-- START --

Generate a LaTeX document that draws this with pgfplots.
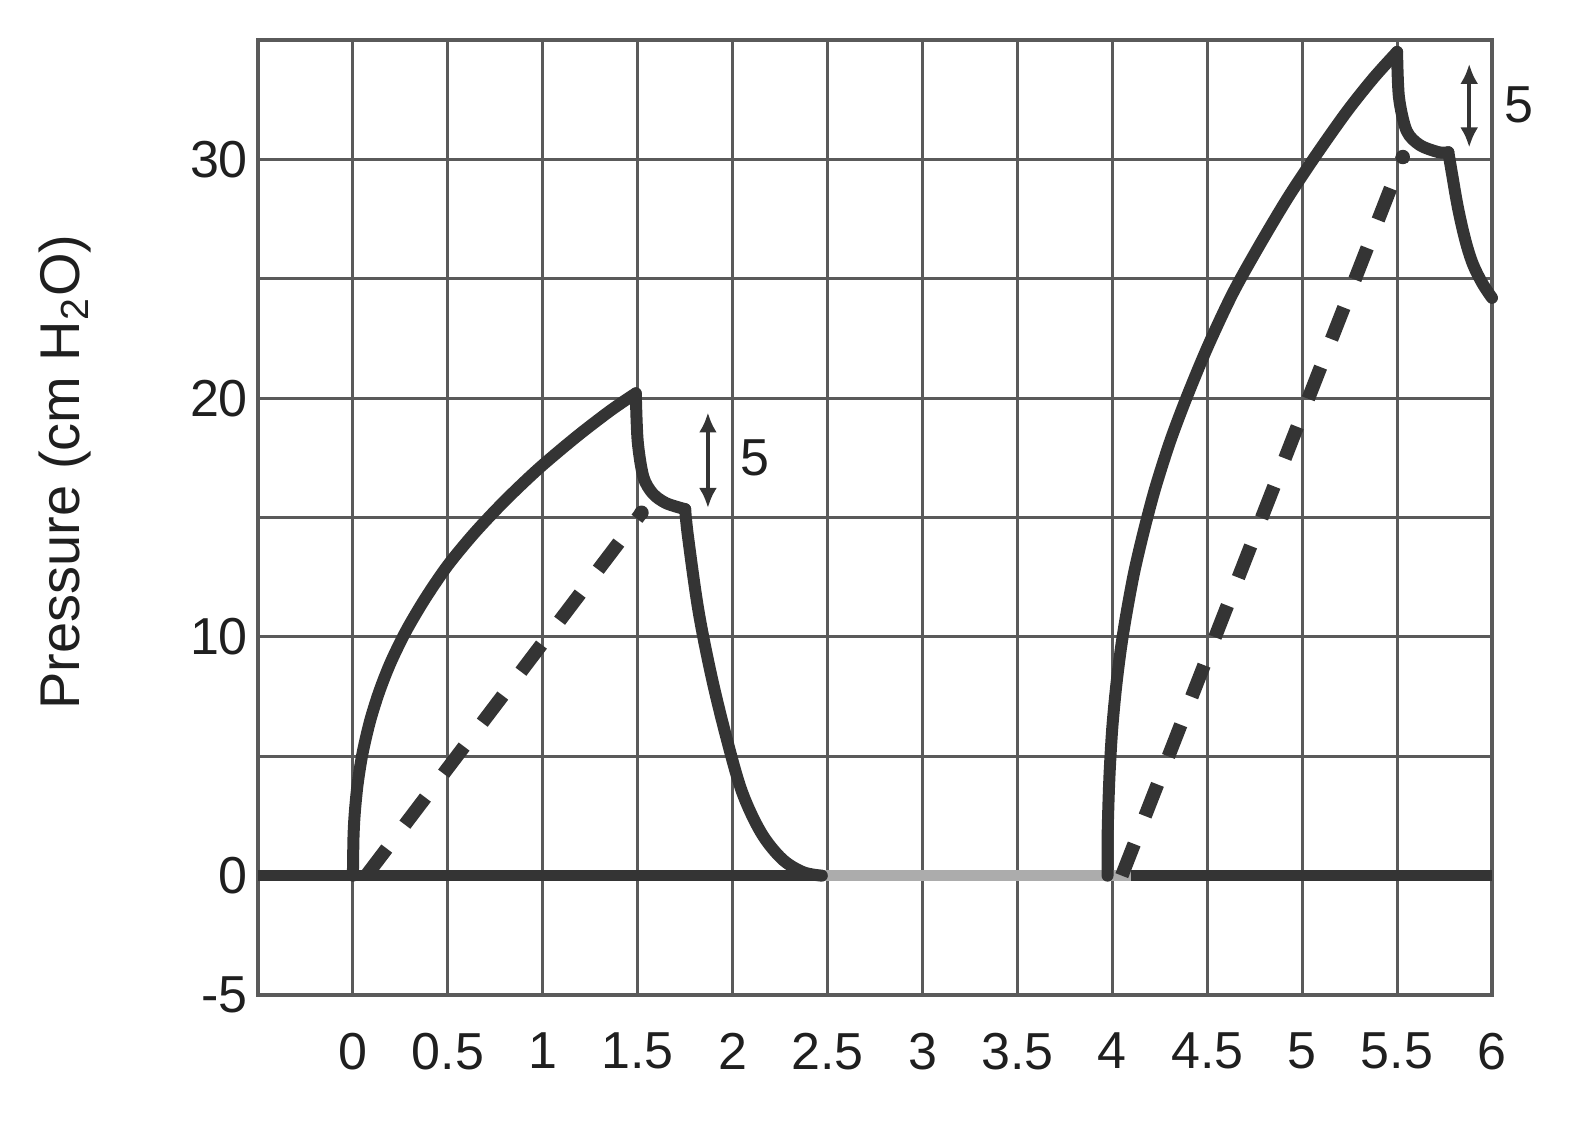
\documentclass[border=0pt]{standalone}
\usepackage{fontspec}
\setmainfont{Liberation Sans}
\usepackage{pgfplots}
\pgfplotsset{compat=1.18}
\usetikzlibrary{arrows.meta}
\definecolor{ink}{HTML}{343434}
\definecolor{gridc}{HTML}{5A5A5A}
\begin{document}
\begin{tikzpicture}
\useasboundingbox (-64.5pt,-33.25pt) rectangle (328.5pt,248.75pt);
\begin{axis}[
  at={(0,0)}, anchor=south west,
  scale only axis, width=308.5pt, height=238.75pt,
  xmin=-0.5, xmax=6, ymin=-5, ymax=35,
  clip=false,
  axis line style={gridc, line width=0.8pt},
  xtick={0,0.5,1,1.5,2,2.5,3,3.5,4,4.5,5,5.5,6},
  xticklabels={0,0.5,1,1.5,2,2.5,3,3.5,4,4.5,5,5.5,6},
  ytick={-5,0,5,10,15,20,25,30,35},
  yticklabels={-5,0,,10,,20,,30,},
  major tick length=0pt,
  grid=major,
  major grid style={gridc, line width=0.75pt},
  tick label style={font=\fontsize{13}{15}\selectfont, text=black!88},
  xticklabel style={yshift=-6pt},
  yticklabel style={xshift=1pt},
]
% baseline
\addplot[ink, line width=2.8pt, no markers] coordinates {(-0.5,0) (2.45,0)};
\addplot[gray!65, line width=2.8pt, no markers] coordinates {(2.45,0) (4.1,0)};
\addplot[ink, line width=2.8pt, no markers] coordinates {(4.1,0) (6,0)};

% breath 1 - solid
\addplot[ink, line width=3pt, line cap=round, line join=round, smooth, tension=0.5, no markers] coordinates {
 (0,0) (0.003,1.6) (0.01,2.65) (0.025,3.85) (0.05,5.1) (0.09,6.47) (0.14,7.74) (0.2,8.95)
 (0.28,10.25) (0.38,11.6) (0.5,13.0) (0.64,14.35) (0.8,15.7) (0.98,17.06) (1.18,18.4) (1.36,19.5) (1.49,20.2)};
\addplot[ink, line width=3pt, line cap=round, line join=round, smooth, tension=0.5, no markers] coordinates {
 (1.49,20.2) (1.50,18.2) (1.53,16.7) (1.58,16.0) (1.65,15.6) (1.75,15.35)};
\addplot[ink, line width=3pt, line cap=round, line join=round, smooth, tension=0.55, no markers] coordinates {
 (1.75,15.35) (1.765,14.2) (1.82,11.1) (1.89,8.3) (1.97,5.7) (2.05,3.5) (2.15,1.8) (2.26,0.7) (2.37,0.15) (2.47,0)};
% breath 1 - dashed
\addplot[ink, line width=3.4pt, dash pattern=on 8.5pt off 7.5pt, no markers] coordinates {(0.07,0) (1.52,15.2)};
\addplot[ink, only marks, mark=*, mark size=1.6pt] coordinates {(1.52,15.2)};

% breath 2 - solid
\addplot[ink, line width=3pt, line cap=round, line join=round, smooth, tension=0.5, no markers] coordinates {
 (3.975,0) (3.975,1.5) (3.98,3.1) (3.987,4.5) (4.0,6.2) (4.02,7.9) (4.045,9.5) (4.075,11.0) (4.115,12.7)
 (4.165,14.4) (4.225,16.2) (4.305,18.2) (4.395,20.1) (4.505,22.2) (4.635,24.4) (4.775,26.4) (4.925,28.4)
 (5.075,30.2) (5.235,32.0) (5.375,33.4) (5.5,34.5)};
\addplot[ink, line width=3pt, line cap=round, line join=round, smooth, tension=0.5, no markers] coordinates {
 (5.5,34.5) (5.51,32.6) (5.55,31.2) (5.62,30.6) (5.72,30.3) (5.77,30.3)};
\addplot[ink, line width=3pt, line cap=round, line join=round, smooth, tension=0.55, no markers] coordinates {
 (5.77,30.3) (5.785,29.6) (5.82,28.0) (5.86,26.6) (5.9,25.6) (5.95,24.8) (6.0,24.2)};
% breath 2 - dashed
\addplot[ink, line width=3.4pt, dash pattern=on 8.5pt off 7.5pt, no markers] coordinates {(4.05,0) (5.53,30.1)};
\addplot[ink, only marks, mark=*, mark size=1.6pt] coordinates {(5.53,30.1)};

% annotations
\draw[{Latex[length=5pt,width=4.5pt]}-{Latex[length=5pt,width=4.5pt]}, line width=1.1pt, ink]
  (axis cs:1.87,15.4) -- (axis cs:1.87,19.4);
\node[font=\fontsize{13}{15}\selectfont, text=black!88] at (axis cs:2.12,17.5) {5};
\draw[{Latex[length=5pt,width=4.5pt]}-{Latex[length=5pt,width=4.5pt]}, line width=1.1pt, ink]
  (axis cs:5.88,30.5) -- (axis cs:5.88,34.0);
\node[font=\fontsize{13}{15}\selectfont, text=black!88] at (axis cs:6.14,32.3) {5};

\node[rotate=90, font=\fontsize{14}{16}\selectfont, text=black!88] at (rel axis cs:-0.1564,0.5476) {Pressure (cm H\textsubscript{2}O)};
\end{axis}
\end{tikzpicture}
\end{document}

-- END --

### GIVEN EXERCISE
Word for word, quote the lines above. Omit the pictures.

### THE RESULT
Generate a LaTeX document that draws this with pgfplots.
\documentclass[border=0pt]{standalone}
\usepackage{fontspec}
\setmainfont{Liberation Sans}
\usepackage{pgfplots}
\pgfplotsset{compat=1.18}
\usetikzlibrary{arrows.meta}
\definecolor{ink}{HTML}{343434}
\definecolor{gridc}{HTML}{5A5A5A}
\begin{document}
\begin{tikzpicture}
\useasboundingbox (-64.5pt,-33.25pt) rectangle (328.5pt,248.75pt);
\begin{axis}[
  at={(0,0)}, anchor=south west,
  scale only axis, width=308.5pt, height=238.75pt,
  xmin=-0.5, xmax=6, ymin=-5, ymax=35,
  clip=false,
  axis line style={gridc, line width=0.8pt},
  xtick={0,0.5,1,1.5,2,2.5,3,3.5,4,4.5,5,5.5,6},
  xticklabels={0,0.5,1,1.5,2,2.5,3,3.5,4,4.5,5,5.5,6},
  ytick={-5,0,5,10,15,20,25,30,35},
  yticklabels={-5,0,,10,,20,,30,},
  major tick length=0pt,
  grid=major,
  major grid style={gridc, line width=0.75pt},
  tick label style={font=\fontsize{13}{15}\selectfont, text=black!88},
  xticklabel style={yshift=-6pt},
  yticklabel style={xshift=1pt},
]
% baseline
\addplot[ink, line width=2.8pt, no markers] coordinates {(-0.5,0) (2.45,0)};
\addplot[gray!65, line width=2.8pt, no markers] coordinates {(2.45,0) (4.1,0)};
\addplot[ink, line width=2.8pt, no markers] coordinates {(4.1,0) (6,0)};

% breath 1 - solid
\addplot[ink, line width=3pt, line cap=round, line join=round, smooth, tension=0.5, no markers] coordinates {
 (0,0) (0.003,1.6) (0.01,2.65) (0.025,3.85) (0.05,5.1) (0.09,6.47) (0.14,7.74) (0.2,8.95)
 (0.28,10.25) (0.38,11.6) (0.5,13.0) (0.64,14.35) (0.8,15.7) (0.98,17.06) (1.18,18.4) (1.36,19.5) (1.49,20.2)};
\addplot[ink, line width=3pt, line cap=round, line join=round, smooth, tension=0.5, no markers] coordinates {
 (1.49,20.2) (1.50,18.2) (1.53,16.7) (1.58,16.0) (1.65,15.6) (1.75,15.35)};
\addplot[ink, line width=3pt, line cap=round, line join=round, smooth, tension=0.55, no markers] coordinates {
 (1.75,15.35) (1.765,14.2) (1.82,11.1) (1.89,8.3) (1.97,5.7) (2.05,3.5) (2.15,1.8) (2.26,0.7) (2.37,0.15) (2.47,0)};
% breath 1 - dashed
\addplot[ink, line width=3.4pt, dash pattern=on 8.5pt off 7.5pt, no markers] coordinates {(0.07,0) (1.52,15.2)};
\addplot[ink, only marks, mark=*, mark size=1.6pt] coordinates {(1.52,15.2)};

% breath 2 - solid
\addplot[ink, line width=3pt, line cap=round, line join=round, smooth, tension=0.5, no markers] coordinates {
 (3.975,0) (3.975,1.5) (3.98,3.1) (3.987,4.5) (4.0,6.2) (4.02,7.9) (4.045,9.5) (4.075,11.0) (4.115,12.7)
 (4.165,14.4) (4.225,16.2) (4.305,18.2) (4.395,20.1) (4.505,22.2) (4.635,24.4) (4.775,26.4) (4.925,28.4)
 (5.075,30.2) (5.235,32.0) (5.375,33.4) (5.5,34.5)};
\addplot[ink, line width=3pt, line cap=round, line join=round, smooth, tension=0.5, no markers] coordinates {
 (5.5,34.5) (5.51,32.6) (5.55,31.2) (5.62,30.6) (5.72,30.3) (5.77,30.3)};
\addplot[ink, line width=3pt, line cap=round, line join=round, smooth, tension=0.55, no markers] coordinates {
 (5.77,30.3) (5.785,29.6) (5.82,28.0) (5.86,26.6) (5.9,25.6) (5.95,24.8) (6.0,24.2)};
% breath 2 - dashed
\addplot[ink, line width=3.4pt, dash pattern=on 8.5pt off 7.5pt, no markers] coordinates {(4.05,0) (5.53,30.1)};
\addplot[ink, only marks, mark=*, mark size=1.6pt] coordinates {(5.53,30.1)};

% annotations
\draw[{Latex[length=5pt,width=4.5pt]}-{Latex[length=5pt,width=4.5pt]}, line width=1.1pt, ink]
  (axis cs:1.87,15.4) -- (axis cs:1.87,19.4);
\node[font=\fontsize{13}{15}\selectfont, text=black!88] at (axis cs:2.12,17.5) {5};
\draw[{Latex[length=5pt,width=4.5pt]}-{Latex[length=5pt,width=4.5pt]}, line width=1.1pt, ink]
  (axis cs:5.88,30.5) -- (axis cs:5.88,34.0);
\node[font=\fontsize{13}{15}\selectfont, text=black!88] at (axis cs:6.14,32.3) {5};

\node[rotate=90, font=\fontsize{14}{16}\selectfont, text=black!88] at (rel axis cs:-0.1564,0.5476) {Pressure (cm H\textsubscript{2}O)};
\end{axis}
\end{tikzpicture}
\end{document}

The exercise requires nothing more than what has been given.